Democracia formal, democracia real
En diciembre de 1983, finalmente la Justicia le concedió a Ongaro la posibilidad de volver. Había sido detenido en diciembre de 1974 y puesto a disposición del Poder Ejecutivo. Al año siguiente, mientras permanecía en la cárcel de Villa Devoto, se enteró del asesinato de su hijo Alfredo Máximo, en manos de la Triple A. Meses después, las autoridades le daban la opción de salir del país junto con su familia. Todavía gobernaba Isabel Perón.
“He vivido el exilo con el alma, el corazón y la cabeza en la Argentina”, dijo en La Argentina exiliada. Durante ese tiempo, denunció el accionar de la facción de ultraderecha y alertó sobre un posible golpe contra las instituciones. A partir del 24 de marzo de 1976, se dedicó a recorrer el mundo, en especial Europa, para denunciar el terrorismo de Estado. Su trabajo en la Organización Internacional del Trabajo (OIT) fue decisiva para dar a conocer la represión, en especial la sufrida por los trabajadores.
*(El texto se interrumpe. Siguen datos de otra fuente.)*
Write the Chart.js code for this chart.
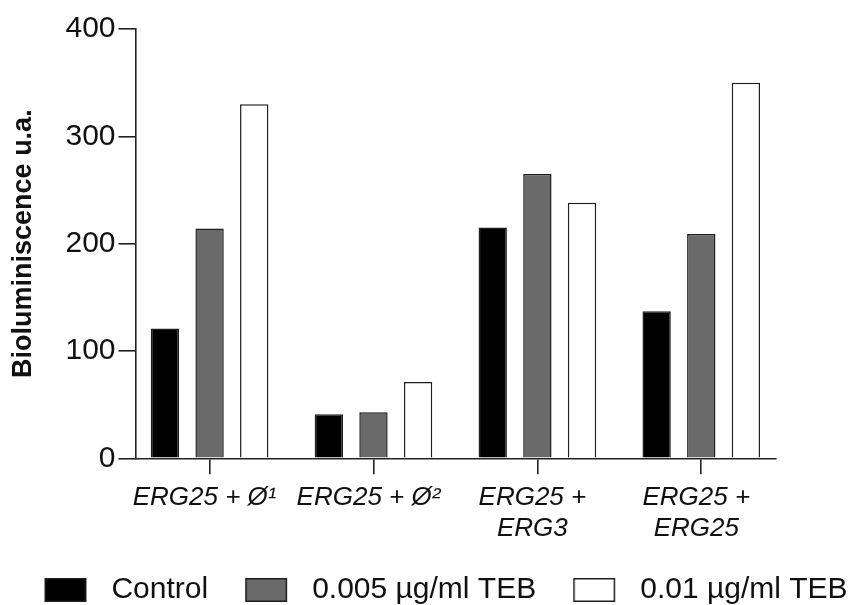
<!DOCTYPE html>
<html><head><meta charset="utf-8">
<script src="https://cdn.jsdelivr.net/npm/chart.js@4.4.1/dist/chart.umd.min.js"></script>
<style>html,body{margin:0;padding:0;background:#fff}canvas{display:block}</style>
</head><body>
<canvas id="c" width="855" height="605"></canvas>
<script>
// ---- data ----
const categories = [["ERG25 + Ø¹"], ["ERG25 + Ø²"], ["ERG25 +", "ERG3"], ["ERG25 +", "ERG25"]];
const seriesNames = ["Control", "0.005 µg/ml TEB", "0.01 µg/ml TEB"];
const controlValues = [121, 41, 215, 137];
const teb005Values = [214, 43, 265, 209];
const teb01Values = [330, 71, 238, 350];
const yTicks = [0, 100, 200, 300, 400];
const yTitle = "Bioluminiscence u.a.";

// ---- styles ----
const fills = ["#000000", "#6a6a6a", "#ffffff"];
const edge = "#1e1e1e";
const axisColor = "#222222";

Chart.defaults.font.family = "'Liberation Sans', Arial, Helvetica, sans-serif";
Chart.defaults.color = "#000";

function makeMarker(fill) {
  const c = document.createElement('canvas');
  c.width = 89; c.height = 24;
  const g = c.getContext('2d');
  g.fillStyle = fill;
  g.fillRect(37.75, 0.75, 40.5, 22.5);
  g.strokeStyle = edge; g.lineWidth = 1.5;
  g.strokeRect(37.75, 0.75, 40.5, 22.5);
  return c;
}
const markers = fills.map(makeMarker);

const seriesValues = [controlValues, teb005Values, teb01Values];
const datasets = seriesValues.map((vals, k) => ({
  label: seriesNames[k],
  data: vals.map((v, i) => ({ x: i, y: v })),
  backgroundColor: fills[k],
  borderColor: edge,
  borderWidth: 1.5,
  categoryPercentage: 0.817,
  barPercentage: 0.635
}));

new Chart(document.getElementById('c'), {
  type: 'bar',
  data: { datasets },
  options: {
    responsive: false,
    animation: false,
    devicePixelRatio: 1,
    layout: { padding: { top: 29, left: 0, right: 0, bottom: -10 } },
    plugins: {
      tooltip: { enabled: false },
      legend: {
        position: 'bottom',
        labels: {
          font: { size: 30 },
          color: '#111',
          usePointStyle: true,
          pointStyleWidth: 89,
          padding: 0,
          generateLabels: (chart) =>
            Chart.defaults.plugins.legend.labels.generateLabels(chart).map((l, i) => ({ ...l, pointStyle: markers[i] }))
        }
      }
    },
    scales: {
      x: {
        type: 'linear',
        min: -0.452,
        max: 3.456,
        offset: false,
        afterBuildTicks: (s) => { s.ticks = categories.map((_, i) => ({ value: i })); },
        afterFit: (s) => { s.height = 116.7; },
        grid: { offset: false, drawOnChartArea: false, drawTicks: true, tickLength: 16, color: axisColor, lineWidth: 1.6 },
        border: { display: true, color: axisColor, width: 1.6 },
        ticks: {
          autoSkip: false, maxRotation: 0, minRotation: 0,
          padding: 8, labelOffset: -5,
          font: { size: 26, style: 'italic' },
          color: '#111',
          callback: (value) => categories[Math.round(value)]
        }
      },
      y: {
        type: 'linear',
        position: 'left',
        min: 0, max: 400,
        afterBuildTicks: (s) => { s.ticks = yTicks.map(v => ({ value: v })); },
        afterFit: (s) => { s.width = 135.5; },
        grid: { drawOnChartArea: false, drawTicks: true, tickLength: 17, color: axisColor, lineWidth: 1.6 },
        border: { display: true, color: axisColor, width: 1.6 },
        ticks: { padding: 3, font: { size: 30 }, color: '#111' },
        title: { display: true, text: yTitle, font: { size: 27, weight: 'bold' }, color: '#111', padding: { top: 7, bottom: 0 } }
      },
      yr: {
        type: 'linear',
        position: 'right',
        display: true,
        grid: { display: false },
        border: { display: false },
        ticks: { display: false },
        afterFit: (s) => { s.width = 79; }
      }
    }
  }
});
</script>
</body></html>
“Tuve siempre –enfatizaba– una actitud como de sacerdote, de apóstol, de predicar, hacer el bien y el deseo de ver a todos los demás en una situación de justicia, de libertad creativa e imaginativa, desarrollando todas sus capacidades. Por eso también no puedo llorar mi exilio, ni la despedida violenta que hicieron de mi persona, como no lloré en la cárcel, ni cuando estuve pupilo doce años. No me dolió nunca mi cuerpo, ni mi cabeza, me dolió siempre la persona de personas, el cuerpo plural, que es la comunidad en que he vivido.”

Antes del regreso, ocurrido el 17 de marzo de 1984, Ongaro dio una entrevista a la revista Caras y Caretas. “Hay una democracia de dirigentes, no de pueblo organizado”, afirmaba, y lanzaba una reflexión sin duda polémica: “Los puntos principales del programa del presidente constitucional, lo que tal vez le ha dado mayor apoyo en la sociedad argentina, sin distinción de sectores, fueron también las principales banderas de la CGT de los Argentinos”. Luego, enumeraba: “La denuncia del pacto sindical-militar, que le significó al presidente Alfonsín no menos de un 15 por ciento del apoyo de la población, era una bandera de la CGT de los Argentinos. Habló de una política de no alineamiento y de reafirmar la posición de la Argentina dentro de los países no alineados, y esa era nuestra bandera. Ha hablado de la desnutrición infantil, de la afligente situación social del país, de dirigentes que representan más a los opresores que a los oprimidos, y han sido todas posiciones de la CGT de los Argentinos”.
Sin embargo, cuestionaba el contenido del proyecto de ley de Reordenamiento Sindical impulsado por su antiguo colega del gremio gráfico, el ministro de Trabajo Antonio Mucci, criticado por parte del sindicalismo, porque “no guarda mucha diferencia con la ley que ilegítimamente había sancionado la dictadura militar” en 1979, la 22.105 de Asociaciones Gremiales.
Su enfrentamiento con la burocracia sindical, representada en la CGT-Azopardo, que había mantenido un diálogo constante con la dictadura, le ocasionó un entredicho con Jorge Triaca, quien lo acusó de hacerle el juego al alfonsinismo.
A pesar de todo, Ongaro cobijaba un sueño para la Argentina de la posdictadura: “Hubiera propuesto que yrigoyenismo, peronismo, intransigencia, socialismo, los humanismos cristianos, todos los movimientos que están por la transformación de las viejas estructuras de nuestro país, se expresaran unidos, hubiera promovido esto, aunque tal vez no hubiera sido oportuno, tal vez no haya todavía una mentalidad favorable para llevar adelante semejante propuesta”.
Tenía razón. Semejante propuesta chocaba con la inevitable realidad política.